Happy birthday, Stosh!!!


----------



## Nikitta (Nov 10, 2011)

Happy Bday Stosh!


----------



## ksotto333 (Aug 3, 2011)

Enjoy your day Stosh...hope you got a nice treat...


----------



## Galathiel (Nov 30, 2012)

Happy Birthday, Stosh!


----------



## dogfaeries (Feb 22, 2010)

happy birthday, Stosh! (and we want new photos!!)


----------



## GSDAlphaMom (Jul 20, 2010)

Happy BD Stosh! I can't believe he is already 5 years old! Time truly does fly.


----------



## Stevenzachsmom (Mar 3, 2008)

I remember when Stosh was shot. I am so thankful that he has recovered and is celebrating his 5th B-Day.

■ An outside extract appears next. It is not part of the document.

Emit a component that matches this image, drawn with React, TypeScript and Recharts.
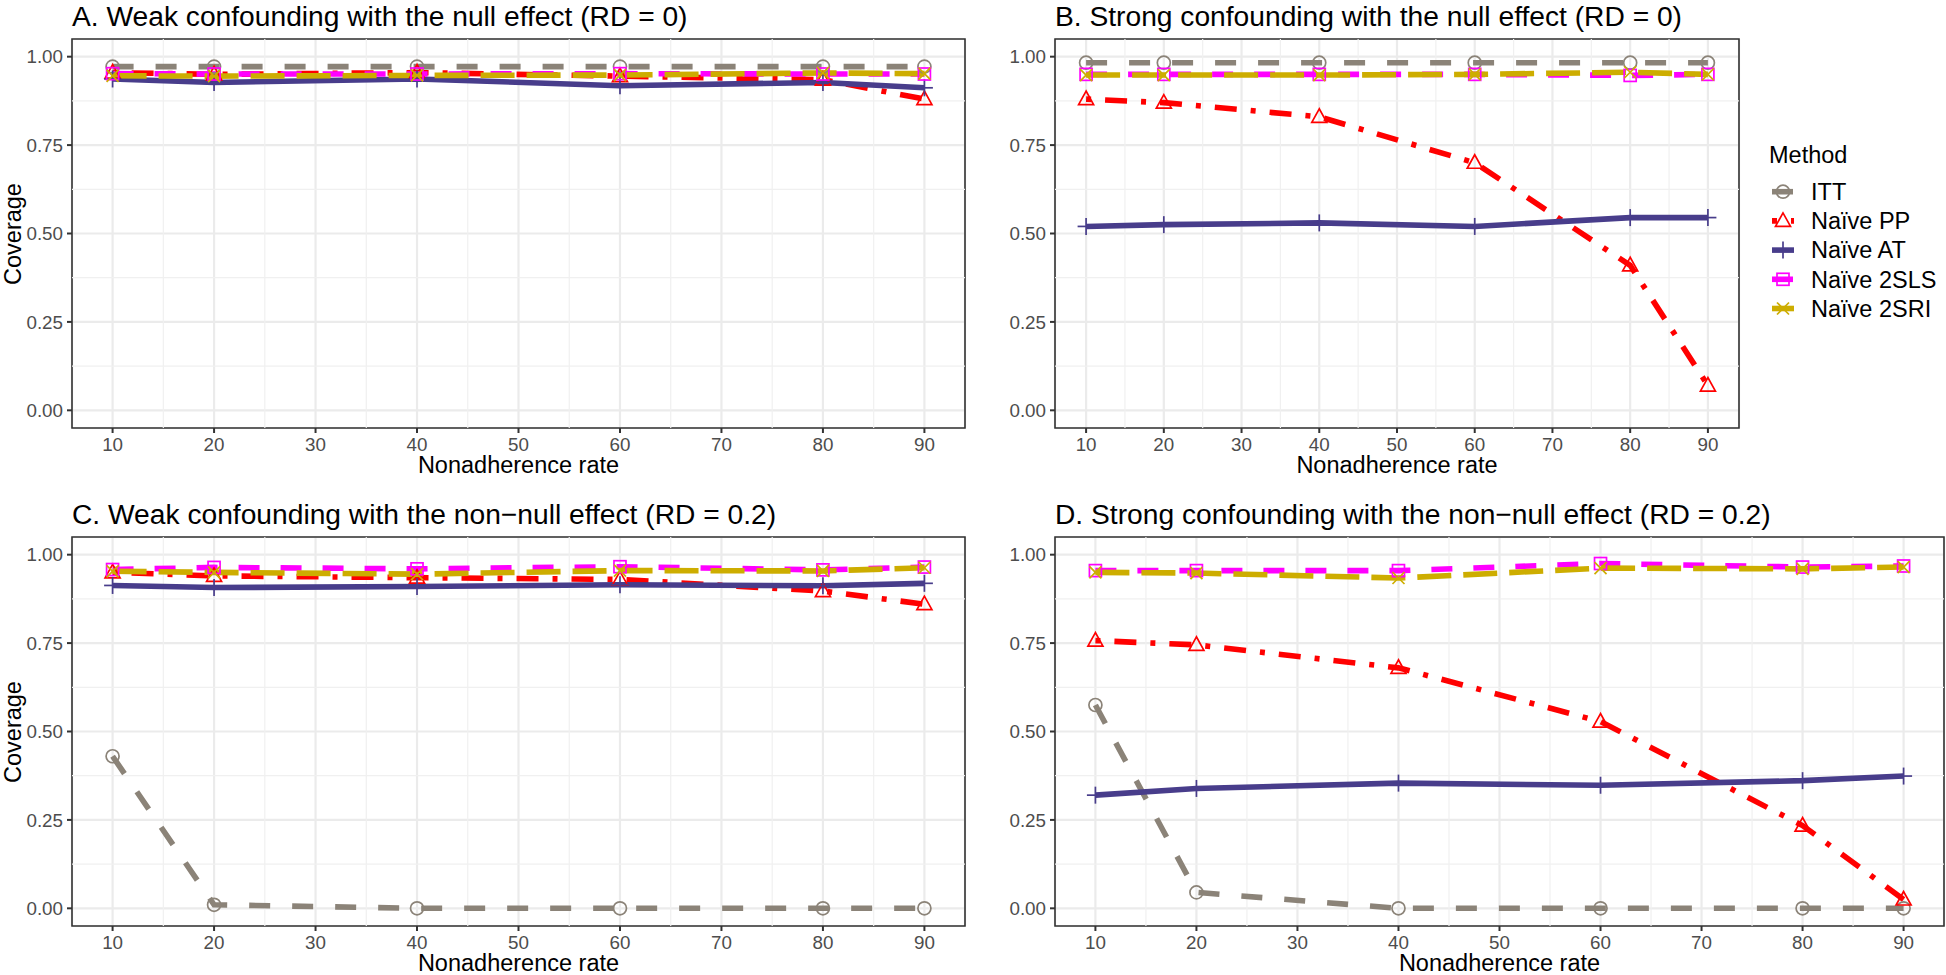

Happy Birthday handsome!!!!!


----------



## Jayfeather (Dec 28, 2014)

Happy Birthday Stosh!


----------



## Kayos and Havoc (Oct 17, 2002)

I do indeed remember Stosh's story ands I am happy to hear he is 5 and doing well!


----------



## Bear GSD (Apr 12, 2012)

Happy Belated Birthday Stosh!!!


----------



## lorihd (Nov 30, 2011)

happy belated birthday stosh; Im shocked to read that your beautiful boy was shot
in the head. don't want you to relive the event, but just curious, was this accidental? I hope. well makes 5 years very special indeed, and yes pictures please


----------



## Wolfiesmom (Apr 10, 2010)

Happy Birthday Stosh!!


----------



## Daisy&Lucky's Mom (Apr 24, 2011)

Happy 5th Birthday Stosh! Wishing you lots of fun and yummy things to eat.


----------